• _PROBLEM REQUIREMENTS_: Leave out the pictures and copy the remaining records exactly.
** start of RECORD SET **
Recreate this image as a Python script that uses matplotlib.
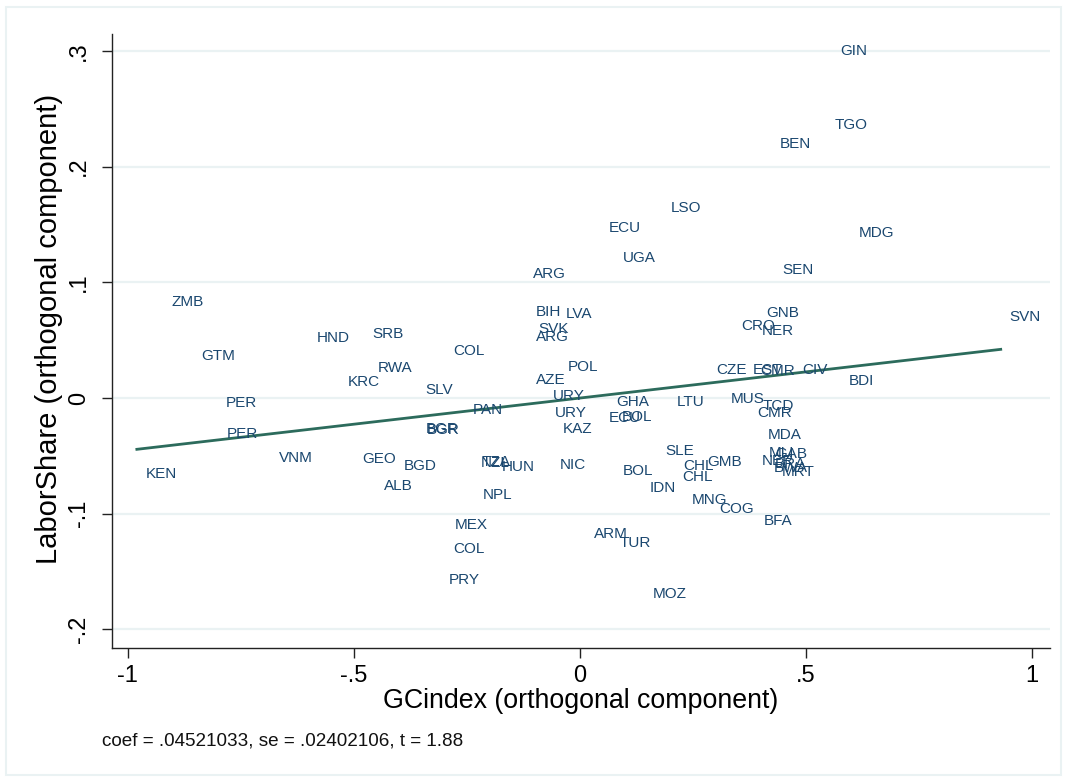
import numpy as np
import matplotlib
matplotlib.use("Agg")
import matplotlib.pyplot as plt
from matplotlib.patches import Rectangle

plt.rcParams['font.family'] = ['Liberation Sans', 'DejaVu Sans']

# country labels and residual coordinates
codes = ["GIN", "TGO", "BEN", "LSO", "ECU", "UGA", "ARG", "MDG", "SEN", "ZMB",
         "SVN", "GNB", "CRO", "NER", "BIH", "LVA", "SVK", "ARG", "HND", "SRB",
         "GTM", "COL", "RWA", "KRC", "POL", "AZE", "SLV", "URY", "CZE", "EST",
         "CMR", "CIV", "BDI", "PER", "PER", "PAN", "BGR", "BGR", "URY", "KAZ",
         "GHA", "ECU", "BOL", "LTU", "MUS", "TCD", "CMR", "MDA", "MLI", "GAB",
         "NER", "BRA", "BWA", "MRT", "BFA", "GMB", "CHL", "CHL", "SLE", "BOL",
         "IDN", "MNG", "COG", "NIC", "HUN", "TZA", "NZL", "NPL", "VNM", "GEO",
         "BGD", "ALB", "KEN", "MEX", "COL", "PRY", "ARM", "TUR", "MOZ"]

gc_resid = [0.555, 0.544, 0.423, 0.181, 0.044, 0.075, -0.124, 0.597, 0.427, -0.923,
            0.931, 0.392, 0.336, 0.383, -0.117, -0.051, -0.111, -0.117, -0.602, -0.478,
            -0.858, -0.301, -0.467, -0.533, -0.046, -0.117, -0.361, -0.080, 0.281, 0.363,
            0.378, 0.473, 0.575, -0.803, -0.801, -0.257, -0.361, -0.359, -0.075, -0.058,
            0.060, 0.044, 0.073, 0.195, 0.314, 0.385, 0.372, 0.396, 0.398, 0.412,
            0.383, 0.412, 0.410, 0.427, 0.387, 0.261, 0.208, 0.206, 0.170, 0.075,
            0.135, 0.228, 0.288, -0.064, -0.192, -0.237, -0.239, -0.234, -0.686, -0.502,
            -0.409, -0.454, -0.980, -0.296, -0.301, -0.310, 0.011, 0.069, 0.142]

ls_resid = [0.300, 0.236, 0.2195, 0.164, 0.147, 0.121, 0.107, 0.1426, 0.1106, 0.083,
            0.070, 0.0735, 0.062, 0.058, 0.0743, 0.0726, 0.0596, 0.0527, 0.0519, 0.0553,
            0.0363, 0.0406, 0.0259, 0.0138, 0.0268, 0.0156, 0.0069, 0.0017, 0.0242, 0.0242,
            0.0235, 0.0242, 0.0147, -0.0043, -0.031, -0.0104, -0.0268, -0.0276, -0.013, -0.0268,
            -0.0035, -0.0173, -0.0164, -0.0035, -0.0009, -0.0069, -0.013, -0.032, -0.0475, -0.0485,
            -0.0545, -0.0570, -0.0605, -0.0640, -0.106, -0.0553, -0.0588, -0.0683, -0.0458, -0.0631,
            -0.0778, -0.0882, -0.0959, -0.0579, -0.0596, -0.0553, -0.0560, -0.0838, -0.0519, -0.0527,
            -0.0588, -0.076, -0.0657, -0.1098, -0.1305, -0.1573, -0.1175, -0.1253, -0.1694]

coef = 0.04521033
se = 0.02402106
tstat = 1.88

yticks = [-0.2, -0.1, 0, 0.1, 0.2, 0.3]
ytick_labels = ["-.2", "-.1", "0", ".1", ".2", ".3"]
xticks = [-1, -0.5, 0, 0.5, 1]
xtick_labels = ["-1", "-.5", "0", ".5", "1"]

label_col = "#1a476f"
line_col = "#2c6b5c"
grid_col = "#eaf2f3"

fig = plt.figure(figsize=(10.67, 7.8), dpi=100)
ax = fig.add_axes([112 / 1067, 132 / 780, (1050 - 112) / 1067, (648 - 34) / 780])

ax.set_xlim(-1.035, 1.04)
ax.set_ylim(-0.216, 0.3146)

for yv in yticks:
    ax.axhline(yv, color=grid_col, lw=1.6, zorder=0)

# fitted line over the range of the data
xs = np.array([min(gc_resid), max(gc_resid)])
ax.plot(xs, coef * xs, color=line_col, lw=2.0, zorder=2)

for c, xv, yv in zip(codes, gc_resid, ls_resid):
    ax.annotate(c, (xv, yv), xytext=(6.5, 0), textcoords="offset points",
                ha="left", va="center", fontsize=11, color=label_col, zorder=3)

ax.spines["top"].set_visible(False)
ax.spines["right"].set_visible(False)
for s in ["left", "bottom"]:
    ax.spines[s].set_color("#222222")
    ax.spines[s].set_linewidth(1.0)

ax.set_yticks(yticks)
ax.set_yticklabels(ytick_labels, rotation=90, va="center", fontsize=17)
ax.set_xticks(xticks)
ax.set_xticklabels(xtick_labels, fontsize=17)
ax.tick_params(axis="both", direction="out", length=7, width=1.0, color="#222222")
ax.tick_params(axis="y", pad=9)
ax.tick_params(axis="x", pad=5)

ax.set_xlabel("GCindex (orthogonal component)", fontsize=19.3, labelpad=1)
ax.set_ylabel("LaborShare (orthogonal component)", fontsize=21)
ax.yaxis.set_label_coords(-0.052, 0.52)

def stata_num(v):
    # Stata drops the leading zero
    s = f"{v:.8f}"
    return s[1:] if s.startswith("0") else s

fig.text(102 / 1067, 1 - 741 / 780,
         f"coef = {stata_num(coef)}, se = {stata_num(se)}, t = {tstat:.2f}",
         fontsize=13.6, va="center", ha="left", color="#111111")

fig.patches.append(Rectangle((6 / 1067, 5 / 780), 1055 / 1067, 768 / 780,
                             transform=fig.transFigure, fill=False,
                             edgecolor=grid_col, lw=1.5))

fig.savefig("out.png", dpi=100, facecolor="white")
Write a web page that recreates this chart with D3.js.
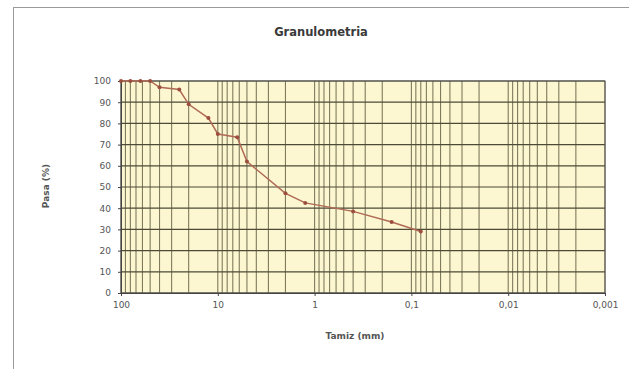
** end of RECORD SET **
• _WRITTEN SOLUTION_:
Recreate this image as a Python script that uses matplotlib.
import numpy as np
import matplotlib
matplotlib.use("Agg")
import matplotlib.pyplot as plt
from matplotlib.patches import Rectangle

plt.rcParams['font.family'] = ['Liberation Sans', 'DejaVu Sans']

# country labels and residual coordinates
codes = ["GIN", "TGO", "BEN", "LSO", "ECU", "UGA", "ARG", "MDG", "SEN", "ZMB",
         "SVN", "GNB", "CRO", "NER", "BIH", "LVA", "SVK", "ARG", "HND", "SRB",
         "GTM", "COL", "RWA", "KRC", "POL", "AZE", "SLV", "URY", "CZE", "EST",
         "CMR", "CIV", "BDI", "PER", "PER", "PAN", "BGR", "BGR", "URY", "KAZ",
         "GHA", "ECU", "BOL", "LTU", "MUS", "TCD", "CMR", "MDA", "MLI", "GAB",
         "NER", "BRA", "BWA", "MRT", "BFA", "GMB", "CHL", "CHL", "SLE", "BOL",
         "IDN", "MNG", "COG", "NIC", "HUN", "TZA", "NZL", "NPL", "VNM", "GEO",
         "BGD", "ALB", "KEN", "MEX", "COL", "PRY", "ARM", "TUR", "MOZ"]

gc_resid = [0.555, 0.544, 0.423, 0.181, 0.044, 0.075, -0.124, 0.597, 0.427, -0.923,
            0.931, 0.392, 0.336, 0.383, -0.117, -0.051, -0.111, -0.117, -0.602, -0.478,
            -0.858, -0.301, -0.467, -0.533, -0.046, -0.117, -0.361, -0.080, 0.281, 0.363,
            0.378, 0.473, 0.575, -0.803, -0.801, -0.257, -0.361, -0.359, -0.075, -0.058,
            0.060, 0.044, 0.073, 0.195, 0.314, 0.385, 0.372, 0.396, 0.398, 0.412,
            0.383, 0.412, 0.410, 0.427, 0.387, 0.261, 0.208, 0.206, 0.170, 0.075,
            0.135, 0.228, 0.288, -0.064, -0.192, -0.237, -0.239, -0.234, -0.686, -0.502,
            -0.409, -0.454, -0.980, -0.296, -0.301, -0.310, 0.011, 0.069, 0.142]

ls_resid = [0.300, 0.236, 0.2195, 0.164, 0.147, 0.121, 0.107, 0.1426, 0.1106, 0.083,
            0.070, 0.0735, 0.062, 0.058, 0.0743, 0.0726, 0.0596, 0.0527, 0.0519, 0.0553,
            0.0363, 0.0406, 0.0259, 0.0138, 0.0268, 0.0156, 0.0069, 0.0017, 0.0242, 0.0242,
            0.0235, 0.0242, 0.0147, -0.0043, -0.031, -0.0104, -0.0268, -0.0276, -0.013, -0.0268,
            -0.0035, -0.0173, -0.0164, -0.0035, -0.0009, -0.0069, -0.013, -0.032, -0.0475, -0.0485,
            -0.0545, -0.0570, -0.0605, -0.0640, -0.106, -0.0553, -0.0588, -0.0683, -0.0458, -0.0631,
            -0.0778, -0.0882, -0.0959, -0.0579, -0.0596, -0.0553, -0.0560, -0.0838, -0.0519, -0.0527,
            -0.0588, -0.076, -0.0657, -0.1098, -0.1305, -0.1573, -0.1175, -0.1253, -0.1694]

coef = 0.04521033
se = 0.02402106
tstat = 1.88

yticks = [-0.2, -0.1, 0, 0.1, 0.2, 0.3]
ytick_labels = ["-.2", "-.1", "0", ".1", ".2", ".3"]
xticks = [-1, -0.5, 0, 0.5, 1]
xtick_labels = ["-1", "-.5", "0", ".5", "1"]

label_col = "#1a476f"
line_col = "#2c6b5c"
grid_col = "#eaf2f3"

fig = plt.figure(figsize=(10.67, 7.8), dpi=100)
ax = fig.add_axes([112 / 1067, 132 / 780, (1050 - 112) / 1067, (648 - 34) / 780])

ax.set_xlim(-1.035, 1.04)
ax.set_ylim(-0.216, 0.3146)

for yv in yticks:
    ax.axhline(yv, color=grid_col, lw=1.6, zorder=0)

# fitted line over the range of the data
xs = np.array([min(gc_resid), max(gc_resid)])
ax.plot(xs, coef * xs, color=line_col, lw=2.0, zorder=2)

for c, xv, yv in zip(codes, gc_resid, ls_resid):
    ax.annotate(c, (xv, yv), xytext=(6.5, 0), textcoords="offset points",
                ha="left", va="center", fontsize=11, color=label_col, zorder=3)

ax.spines["top"].set_visible(False)
ax.spines["right"].set_visible(False)
for s in ["left", "bottom"]:
    ax.spines[s].set_color("#222222")
    ax.spines[s].set_linewidth(1.0)

ax.set_yticks(yticks)
ax.set_yticklabels(ytick_labels, rotation=90, va="center", fontsize=17)
ax.set_xticks(xticks)
ax.set_xticklabels(xtick_labels, fontsize=17)
ax.tick_params(axis="both", direction="out", length=7, width=1.0, color="#222222")
ax.tick_params(axis="y", pad=9)
ax.tick_params(axis="x", pad=5)

ax.set_xlabel("GCindex (orthogonal component)", fontsize=19.3, labelpad=1)
ax.set_ylabel("LaborShare (orthogonal component)", fontsize=21)
ax.yaxis.set_label_coords(-0.052, 0.52)

def stata_num(v):
    # Stata drops the leading zero
    s = f"{v:.8f}"
    return s[1:] if s.startswith("0") else s

fig.text(102 / 1067, 1 - 741 / 780,
         f"coef = {stata_num(coef)}, se = {stata_num(se)}, t = {tstat:.2f}",
         fontsize=13.6, va="center", ha="left", color="#111111")

fig.patches.append(Rectangle((6 / 1067, 5 / 780), 1055 / 1067, 768 / 780,
                             transform=fig.transFigure, fill=False,
                             edgecolor=grid_col, lw=1.5))

fig.savefig("out.png", dpi=100, facecolor="white")
Write a web page that recreates this chart with D3.js.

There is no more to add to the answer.